[Start Dataset extract]

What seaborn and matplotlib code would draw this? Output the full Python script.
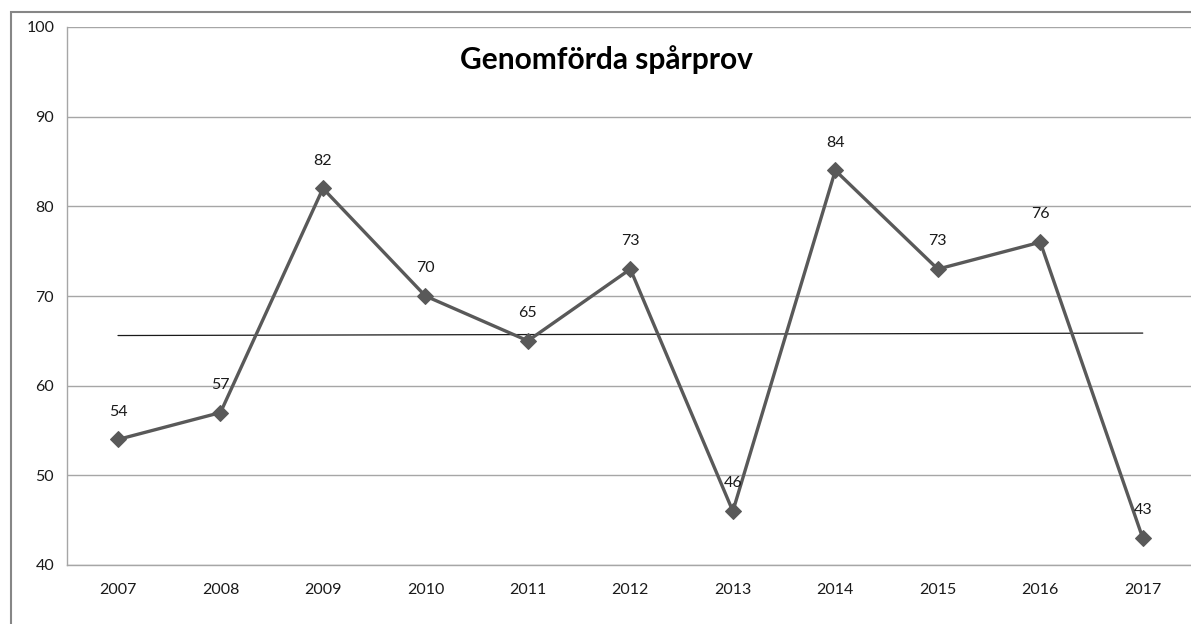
import matplotlib
matplotlib.use("Agg")
import matplotlib.pyplot as plt
import seaborn as sns
import pandas as pd
from matplotlib.patches import Rectangle

# Data
years = ["2007", "2008", "2009", "2010", "2011", "2012", "2013", "2014", "2015", "2016", "2017"]
values = [54, 57, 82, 70, 65, 73, 46, 84, 73, 76, 43]
y_ticks = [40, 50, 60, 70, 80, 90, 100]
title = "Genomförda spårprov"

df = pd.DataFrame({"pos": range(len(years)), "year": years, "value": values})

sns.set_theme(style="white")
plt.rcParams["font.family"] = ["Lato", "DejaVu Sans"]

fig = plt.figure(figsize=(11.91, 6.24), dpi=100)
W, H = 1191, 624
left, right, top, bottom = 66.75, 1194, 27, 565
ax = fig.add_axes([left / W, 1 - bottom / H, (right - left) / W, (bottom - top) / H])

# Outer chart border (runs off right/bottom edge)
fig.patches.append(Rectangle((11 / W, -0.05), 1.1, 1 - 12 / H + 0.05, transform=fig.transFigure,
                             fill=False, edgecolor="#868686", linewidth=1.5, zorder=0))

grid_col = "#a6a6a6"
for v in y_ticks:
    ax.axhline(v, color=grid_col, linewidth=1.0, zorder=1)

# linear trend line
sns.regplot(data=df, x="pos", y="value", scatter=False, ci=None, truncate=True,
            line_kws={"color": "#1a1a1a", "linewidth": 0.9, "zorder": 2}, ax=ax)

sns.lineplot(data=df, x="pos", y="value", color="#595959", linewidth=2.4, marker="D",
             markersize=8, markeredgecolor="#595959", zorder=3, ax=ax)

for x, v in zip(df["pos"], df["value"]):
    ax.annotate(str(v), (x, v), xytext=(0, 20), textcoords="offset points",
                ha="center", va="center", fontsize=11.5, color="#1a1a1a", zorder=4)

ax.set_xlim(-0.5, len(years) - 0.5)
ax.set_ylim(40, 100)
ax.set_xticks(range(len(years)))
ax.set_xticklabels(years)
ax.set_xticks([i - 0.5 for i in range(len(years) + 1)], minor=True)
ax.set_yticks(y_ticks)
ax.tick_params(axis="x", which="major", length=0, pad=13, labelsize=11.5, labelcolor="#1a1a1a")
ax.tick_params(axis="x", which="minor", length=5, width=1, color=grid_col, direction="out")
ax.tick_params(axis="y", length=5, width=1, color=grid_col, direction="out", pad=4,
               labelsize=11.5, labelcolor="#1a1a1a")
ax.set_xlabel("")
ax.set_ylabel("")

for s in ["top", "right"]:
    ax.spines[s].set_visible(False)
for s in ["left", "bottom"]:
    ax.spines[s].set_color(grid_col)
    ax.spines[s].set_linewidth(1.0)

fig.text(606 / W, 1 - 60 / H, title, ha="center", va="center", fontsize=21.5,
         fontweight="bold", color="#000000")

fig.savefig("out.png", dpi=100)
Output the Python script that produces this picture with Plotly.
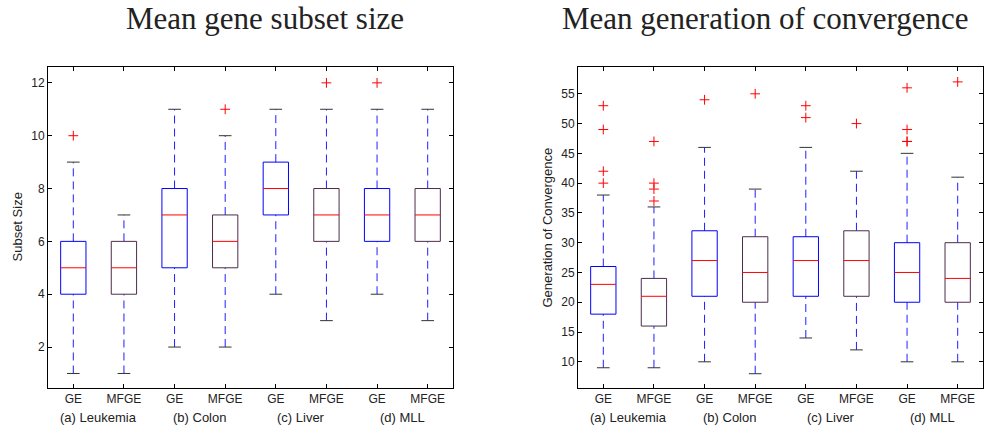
import plotly.graph_objects as go

# ---------------- data ----------------
datasets = ["(a) Leukemia", "(b) Colon", "(c) Liver", "(d) MLL"]
methods = ["GE", "MFGE"]

subset_q1 = [4, 4, 5, 5, 7, 6, 6, 6]
subset_med = [5, 5, 7, 6, 8, 7, 7, 7]
subset_q3 = [6, 6, 8, 7, 9, 8, 8, 8]
subset_lo = [1, 1, 2, 2, 4, 3, 4, 3]
subset_hi = [9, 7, 11, 10, 11, 11, 11, 11]
subset_out = [[10], [], [], [11], [], [12], [12], []]

gen_q1 = [18, 16, 21, 20, 21, 21, 20, 20]
gen_med = [23, 21, 27, 25, 27, 27, 25, 24]
gen_q3 = [26, 24, 32, 31, 31, 32, 30, 30]
gen_lo = [9, 9, 10, 8, 14, 12, 10, 10]
gen_hi = [38, 36, 46, 39, 46, 42, 45, 41]
gen_out = [[40, 42, 49, 53], [37, 39, 40, 47], [54], [55], [51, 53], [50], [47, 47, 49, 56], [57]]

titles = ["Mean gene subset size", "Mean generation of convergence"]
ylabels = ["Subset Size", "Generation of Convergence"]

# ---------------- style ----------------
W, H = 984, 428
BOX_HALF = 0.25
CAP_HALF = 0.125
GE_COLOR = "#0000ff"
MFGE_COLOR = "#4e2c4c"
WHISK_COLOR = "#1f1fff"
CAP_COLOR = "#333333"
MED_COLOR = "#ff0000"
TXT = "#222222"
FONT = "Liberation Sans"

positions = list(range(1, len(datasets) * len(methods) + 1))
tick_text = [m for _ in datasets for m in methods]

fig = go.Figure()


def add_panel(q1, med, q3, lo, hi, outs, xa, ya):
    wx, wy = [], []
    cx, cy = [], []
    for p, a, b, l, h in zip(positions, q1, q3, lo, hi):
        wx += [p, p, None, p, p, None]
        wy += [b, h, None, l, a, None]
        cx += [p - CAP_HALF, p + CAP_HALF, None, p - CAP_HALF, p + CAP_HALF, None]
        cy += [h, h, None, l, l, None]
    fig.add_trace(go.Scatter(x=wx, y=wy, mode="lines", xaxis=xa, yaxis=ya,
                             line=dict(color=WHISK_COLOR, width=1, dash="8px,5px"),
                             hoverinfo="skip"))
    fig.add_trace(go.Scatter(x=cx, y=cy, mode="lines", xaxis=xa, yaxis=ya,
                             line=dict(color=CAP_COLOR, width=1), hoverinfo="skip"))
    for k, color in enumerate([GE_COLOR, MFGE_COLOR]):
        bx, by = [], []
        for i, p in enumerate(positions):
            if i % 2 != k:
                continue
            bx += [p - BOX_HALF, p + BOX_HALF, p + BOX_HALF, p - BOX_HALF, p - BOX_HALF, None]
            by += [q1[i], q1[i], q3[i], q3[i], q1[i], None]
        fig.add_trace(go.Scatter(x=bx, y=by, mode="lines", xaxis=xa, yaxis=ya,
                                 line=dict(color=color, width=1), hoverinfo="skip"))
    mx, my = [], []
    for p, m in zip(positions, med):
        mx += [p - BOX_HALF, p + BOX_HALF, None]
        my += [m, m, None]
    fig.add_trace(go.Scatter(x=mx, y=my, mode="lines", xaxis=xa, yaxis=ya,
                             line=dict(color=MED_COLOR, width=1), hoverinfo="skip"))
    ox, oy = [], []
    for p, o in zip(positions, outs):
        for v in o:
            ox.append(p)
            oy.append(v)
    fig.add_trace(go.Scatter(x=ox, y=oy, mode="markers", xaxis=xa, yaxis=ya,
                             marker=dict(symbol="cross-thin", size=7,
                                         line=dict(color=MED_COLOR, width=1)),
                             hoverinfo="skip"))


add_panel(subset_q1, subset_med, subset_q3, subset_lo, subset_hi, subset_out, "x", "y")
add_panel(gen_q1, gen_med, gen_q3, gen_lo, gen_hi, gen_out, "x2", "y2")

ydom = [(H - 388) / H, (H - 67) / H]
axis_common = dict(showline=True, mirror="ticks", linecolor="black", linewidth=1,
                   ticks="inside", ticklen=4, tickcolor="black", showgrid=False,
                   zeroline=False, tickfont=dict(family=FONT, size=12, color=TXT))

fig.update_layout(
    width=W, height=H,
    margin=dict(l=0, r=0, t=0, b=0),
    paper_bgcolor="white", plot_bgcolor="white",
    showlegend=False,
    xaxis=dict(domain=[48 / W, 453 / W], range=[0.5, 8.5], tickvals=positions,
               ticktext=tick_text, anchor="y", **axis_common),
    yaxis=dict(domain=ydom, range=[0.45, 12.6], tickvals=[2, 4, 6, 8, 10, 12],
               anchor="x", **axis_common),
    xaxis2=dict(domain=[578 / W, 983 / W], range=[0.5, 8.5], tickvals=positions,
                ticktext=tick_text, anchor="y2", **axis_common),
    yaxis2=dict(domain=ydom, range=[5.6, 59.5], tickvals=list(range(10, 56, 5)),
                anchor="x2", **axis_common),
)

annotations = []
for xa in ["x", "x2"]:
    for j, name in enumerate(datasets):
        xc = (positions[2 * j] + positions[2 * j + 1]) / 2
        annotations.append(dict(text=name, x=xc, xref=xa, y=(H - 417) / H, yref="paper",
                                xanchor="center", yanchor="middle", showarrow=False,
                                font=dict(family=FONT, size=13, color=TXT)))
for t, xc in zip(titles, [265 / W, 765 / W]):
    annotations.append(dict(text=t, x=xc, xref="paper", y=(H - 19) / H, yref="paper",
                            xanchor="center", yanchor="middle", showarrow=False,
                            font=dict(family="Liberation Serif", size=31, color=TXT)))
for t, xc in zip(ylabels, [17 / W, 547 / W]):
    annotations.append(dict(text=t, x=xc, xref="paper", y=(H - 227.5) / H, yref="paper",
                            xanchor="center", yanchor="middle", showarrow=False,
                            textangle=-90, font=dict(family=FONT, size=13, color=TXT)))
fig.update_layout(annotations=annotations)

fig.write_html("out.html")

[End Dataset extract]

Scan the data for the word "script" and copy every line where it shows up.

» **Expected answer**:
What seaborn and matplotlib code would draw this? Output the full Python script.
Output the Python script that produces this picture with Plotly.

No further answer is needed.